## Begin

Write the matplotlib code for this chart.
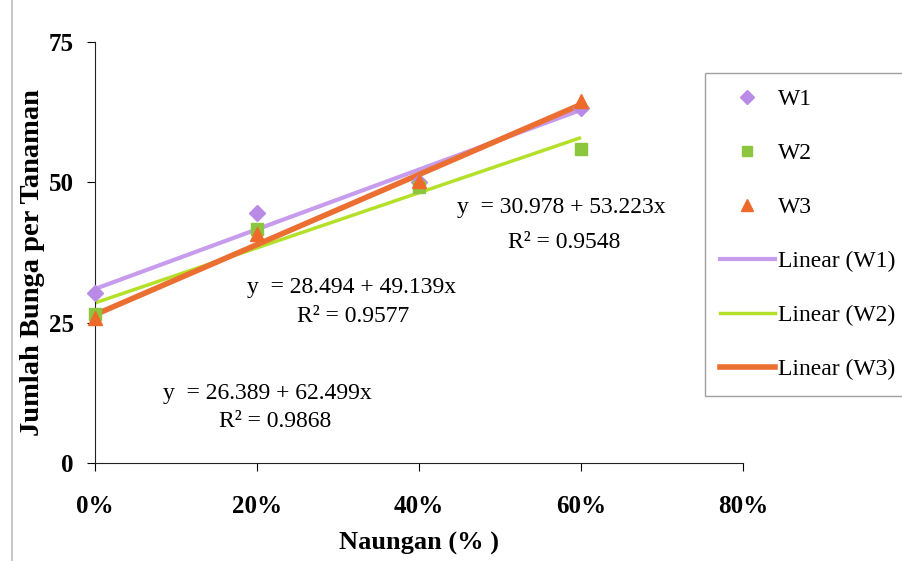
import numpy as np
import matplotlib.pyplot as plt
from matplotlib.ticker import FuncFormatter
from matplotlib.lines import Line2D

# --- Data
naungan = [0.0, 0.2, 0.4, 0.6]
w1 = [30.3, 44.6, 50.0, 63.2]
w2 = [26.5, 41.6, 49.1, 56.0]
w3 = [25.8, 40.7, 50.3, 64.5]

series_names = ['W1', 'W2', 'W3']
intercepts = [30.978, 28.494, 26.389]
slopes = [53.223, 49.139, 62.499]
r2_values = [0.9548, 0.9577, 0.9868]

x_ticks = [0.0, 0.2, 0.4, 0.6, 0.8]
y_ticks = [0, 25, 50, 75]

marker_colors = ['#b98be6', '#8cc63f', '#ee6a2a']
line_colors = ['#c79cec', '#b4e02a', '#ec6f32']
markers = ['D', 's', '^']
marker_sizes = [8, 8, 10]
line_widths = [3.0, 2.5, 4.0]

plt.rcParams['font.family'] = ['Liberation Serif', 'DejaVu Serif']

fig = plt.figure(figsize=(9.03, 5.61), dpi=100)
ax = fig.add_axes([0.105, 0.175, 0.718, 0.75])

series = [w1, w2, w3]
for idx in range(3):
    ax.plot(naungan, series[idx], linestyle='None', marker=markers[idx],
            markersize=marker_sizes[idx], color=marker_colors[idx], zorder=3,
            clip_on=False)

# --- Trendlines
xfit = np.array([naungan[0], naungan[-1]])
for idx in range(3):
    ax.plot(xfit, intercepts[idx] + slopes[idx] * xfit, color=line_colors[idx],
            linewidth=line_widths[idx], solid_capstyle='butt', zorder=2)

ax.set_xlim(0, 0.8)
ax.set_ylim(0, 75)
ax.set_xticks(x_ticks)
ax.set_yticks(y_ticks)
ax.xaxis.set_major_formatter(FuncFormatter(lambda v, p: f'{v*100:.0f}%'))
ax.tick_params(axis='both', labelsize=18, length=6, width=0.8, direction='out')
ax.tick_params(axis='x', pad=17)
ax.tick_params(axis='y', pad=9)
for lab in ax.get_xticklabels() + ax.get_yticklabels():
    lab.set_fontweight('bold')
for side in ['top', 'right']:
    ax.spines[side].set_visible(False)
ax.spines['left'].set_color('#222222')
ax.spines['bottom'].set_color('#222222')

ax.set_xlabel('Naungan (% )', fontsize=19, fontweight='bold', labelpad=10)
fig.text(33 / 903, 1 - 263 / 561, 'Jumlah Bunga per Tanaman', rotation=90,
         fontsize=20.5, fontweight='bold', ha='center', va='center')

# --- Equations
eq_pos = [(0.447, 45.5), (0.188, 31.2), (0.084, 12.3)]
r2_pos = [(0.51, 39.2), (0.249, 26.0), (0.153, 7.4)]
for idx in range(3):
    ax.text(eq_pos[idx][0], eq_pos[idx][1],
            f'y  = {intercepts[idx]:.3f} + {slopes[idx]:.3f}x', fontsize=17, va='center')
    ax.text(r2_pos[idx][0], r2_pos[idx][1], f'R² = {r2_values[idx]:.4f}',
            fontsize=17, va='center')

# --- Legend
handles = []
for idx in range(3):
    handles.append(Line2D([], [], linestyle='None', marker=markers[idx],
                          markersize=marker_sizes[idx] - 1, color=marker_colors[idx]))
for idx in range(3):
    handles.append(Line2D([], [], color=line_colors[idx], linewidth=line_widths[idx]))
labels = series_names + [f'Linear ({n})' for n in series_names]
leg = fig.legend(handles, labels, loc='upper left', bbox_to_anchor=(705 / 903, 1 - 73 / 561),
                 fontsize=17, frameon=True, fancybox=False, edgecolor='#888888',
                 labelspacing=1.38, handlelength=2.3, handletextpad=0.15,
                 borderpad=0.65, borderaxespad=0)
leg.get_frame().set_linewidth(1.0)

# faint scan border at the left
fig.add_artist(Line2D([0.013, 0.013], [0.0, 1.0], color='#bbbbbb', linewidth=1.2))

fig.savefig('out.png', dpi=100)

## End

### Challenge
Write out again exactly the lines from the start of the data above through the line containing "linewidth=line_widths[idx], solid_capstyle='butt', zorder=2)", inclusive, excluding any pictures.

### Written answer
Write the matplotlib code for this chart.
import numpy as np
import matplotlib.pyplot as plt
from matplotlib.ticker import FuncFormatter
from matplotlib.lines import Line2D

# --- Data
naungan = [0.0, 0.2, 0.4, 0.6]
w1 = [30.3, 44.6, 50.0, 63.2]
w2 = [26.5, 41.6, 49.1, 56.0]
w3 = [25.8, 40.7, 50.3, 64.5]

series_names = ['W1', 'W2', 'W3']
intercepts = [30.978, 28.494, 26.389]
slopes = [53.223, 49.139, 62.499]
r2_values = [0.9548, 0.9577, 0.9868]

x_ticks = [0.0, 0.2, 0.4, 0.6, 0.8]
y_ticks = [0, 25, 50, 75]

marker_colors = ['#b98be6', '#8cc63f', '#ee6a2a']
line_colors = ['#c79cec', '#b4e02a', '#ec6f32']
markers = ['D', 's', '^']
marker_sizes = [8, 8, 10]
line_widths = [3.0, 2.5, 4.0]

plt.rcParams['font.family'] = ['Liberation Serif', 'DejaVu Serif']

fig = plt.figure(figsize=(9.03, 5.61), dpi=100)
ax = fig.add_axes([0.105, 0.175, 0.718, 0.75])

series = [w1, w2, w3]
for idx in range(3):
    ax.plot(naungan, series[idx], linestyle='None', marker=markers[idx],
            markersize=marker_sizes[idx], color=marker_colors[idx], zorder=3,
            clip_on=False)

# --- Trendlines
xfit = np.array([naungan[0], naungan[-1]])
for idx in range(3):
    ax.plot(xfit, intercepts[idx] + slopes[idx] * xfit, color=line_colors[idx],
            linewidth=line_widths[idx], solid_capstyle='butt', zorder=2)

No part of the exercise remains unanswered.